Best interests of the child

When parents or judges make decisions about parenting, the law says they can only consider the child's best interests. This means they think only about what's best for the child, not what's best for the child’s parents or guardians.

Decisions about the following issues are all made in the best interests of the child:

  • guardianship
  • parental responsibilities
  • parenting time
  • contact with a child

Section 37 of the Family Law Act lists the facts that you or a court must think about when you're deciding what's in a child's best interests.
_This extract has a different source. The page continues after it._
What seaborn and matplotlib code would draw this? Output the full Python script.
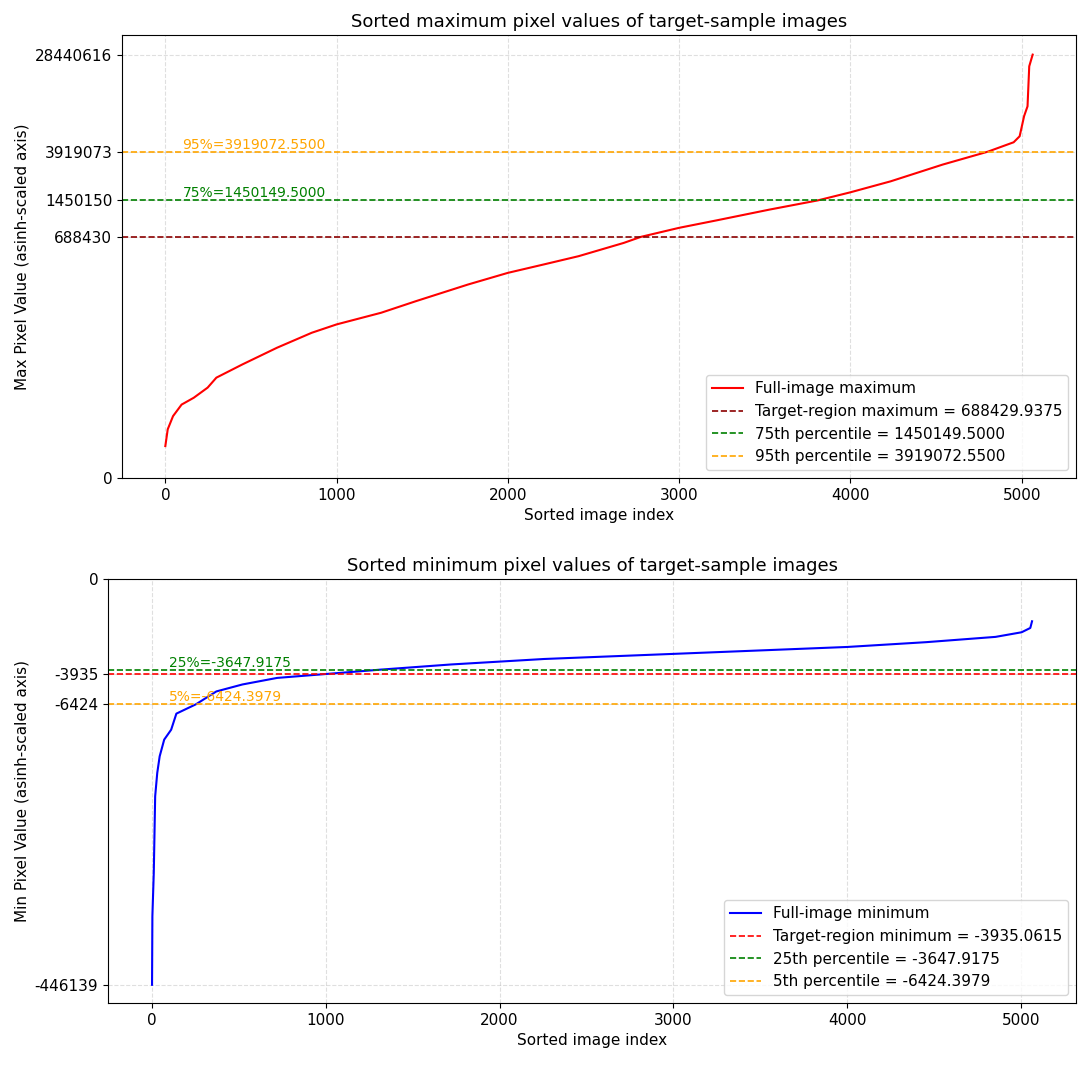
import numpy as np
import pandas as pd
import matplotlib
matplotlib.use("Agg")
import matplotlib.pyplot as plt
import seaborn as sns

# Sorted maximum pixel values
max_idx = [0, 14, 45, 95, 166, 247, 298, 450, 652, 855, 1000, 1260, 1463, 1767,
           2000, 2210, 2413, 2676, 2777, 3000, 3223, 3526, 3810, 4000, 4235,
           4538, 4802, 4953, 4988, 5014, 5034, 5044, 5064]
max_vals = [7000, 11680, 16300, 21300, 24800, 30900, 38200, 50400, 71200, 96900,
            115000, 146000, 185000, 260000, 330000, 392000, 464000, 608000,
            688430, 828000, 967000, 1200000, 1450150, 1710000, 2140000,
            3010000, 3919073, 4750000, 5370000, 8100000, 9900000, 22400000,
            28440616]

# Sorted minimum pixel values
min_idx = [0, 2, 10, 18, 30, 44, 70, 110, 140, 253, 370, 520, 720, 1000, 1320,
           1720, 2256, 3000, 4000, 4454, 4854, 5004, 5054, 5064]
min_vals = [-446139, -159000, -83000, -26200, -18400, -14300, -11100, -9540,
            -7440, -6424, -5240, -4680, -4200, -3935, -3648, -3340, -3030,
            -2760, -2420, -2200, -1970, -1780, -1610, -1360]

target_max = 688429.9375
p75_max = 1450149.5000
p95_max = 3919072.5500

target_min = -3935.0615
p25_min = -3647.9175
p5_min = -6424.3979

df_max = pd.DataFrame({"index": max_idx, "value": max_vals})
df_min = pd.DataFrame({"index": min_idx, "value": min_vals})

plt.rcParams["font.family"] = ["DejaVu Sans"]

fig = plt.figure(figsize=(10.88, 10.85), dpi=100)
ax1 = fig.add_axes([0.1121, 0.5594, 0.8769, 0.4083])
ax2 = fig.add_axes([0.0993, 0.0756, 0.8897, 0.3908])

# ---- top panel: maxima ----
ax1.set_yscale("asinh", linear_width=1e4)
sns.lineplot(data=df_max, x="index", y="value", color="red", linewidth=1.5,
             label="Full-image maximum", ax=ax1)
ax1.axhline(target_max, color="darkred", linestyle="--", linewidth=1.2,
            label=f"Target-region maximum = {target_max:.4f}")
ax1.axhline(p75_max, color="green", linestyle="--", linewidth=1.2,
            label=f"75th percentile = {p75_max:.4f}")
ax1.axhline(p95_max, color="orange", linestyle="--", linewidth=1.2,
            label=f"95th percentile = {p95_max:.4f}")
ax1.text(100, p75_max, f"75%={p75_max:.4f}", color="green", fontsize=10,
         va="bottom")
ax1.text(100, p95_max, f"95%={p95_max:.4f}", color="orange", fontsize=10,
         va="bottom")
ax1.set_ylim(bottom=0)
ticks1 = [0, target_max, p75_max, p95_max, max(max_vals)]
ax1.set_yticks(ticks1)
ax1.set_yticklabels([f"{t:.0f}" for t in ticks1])
ax1.yaxis.set_minor_locator(plt.NullLocator())
ax1.set_title("Sorted maximum pixel values of target-sample images", fontsize=13)
ax1.set_xlabel("Sorted image index", fontsize=11)
ax1.set_ylabel("Max Pixel Value (asinh-scaled axis)", fontsize=11)
ax1.grid(True, linestyle="--", alpha=0.4)
ax1.tick_params(labelsize=11)
ax1.legend(loc="lower right", fontsize=11)

# ---- bottom panel: minima ----
ax2.set_yscale("asinh", linear_width=2000)
sns.lineplot(data=df_min, x="index", y="value", color="blue", linewidth=1.5,
             label="Full-image minimum", ax=ax2)
ax2.axhline(target_min, color="red", linestyle="--", linewidth=1.2,
            label=f"Target-region minimum = {target_min:.4f}")
ax2.axhline(p25_min, color="green", linestyle="--", linewidth=1.2,
            label=f"25th percentile = {p25_min:.4f}")
ax2.axhline(p5_min, color="orange", linestyle="--", linewidth=1.2,
            label=f"5th percentile = {p5_min:.4f}")
ax2.text(100, p25_min, f"25%={p25_min:.4f}", color="green", fontsize=10,
         va="bottom")
ax2.text(100, p5_min, f"5%={p5_min:.4f}", color="orange", fontsize=10,
         va="bottom")
ax2.set_ylim(top=0)
ticks2 = [min(min_vals), p5_min, target_min, 0]
ax2.set_yticks(ticks2)
ax2.set_yticklabels([f"{t:.0f}" for t in ticks2])
ax2.yaxis.set_minor_locator(plt.NullLocator())
ax2.set_title("Sorted minimum pixel values of target-sample images", fontsize=13)
ax2.set_xlabel("Sorted image index", fontsize=11)
ax2.set_ylabel("Min Pixel Value (asinh-scaled axis)", fontsize=11)
ax2.grid(True, linestyle="--", alpha=0.4)
ax2.tick_params(labelsize=11)
ax2.legend(loc="lower right", fontsize=11)

fig.savefig("out.png", dpi=100)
Here are some of those facts:

  • the child's health and emotional well-being (for example, how they’ll be affected by the decision not only right now but also when they're older)
  • what the child thinks or wants, unless it's not appropriate to consider this
  • the love and affection between the child and other important people in their life
  • the child's need for stability, which can depend on their age and stage of development
  • who looked after the child in the past and how well they looked after the child
  • how well the parents or any other person who wants guardianship, parenting time, or contact will be able to look after the child
  • if there was any family violence, its effect on the child's safety, security, and well-being
  • whether arrangements that need the child's guardians to cooperate with each other (work together) are appropriate

An agreement or order is in a child's best interests if it protects the child's physical, psychological, and emotional safety and well-being. In other words, the law says that the most important thing is to keep the child healthy and safe.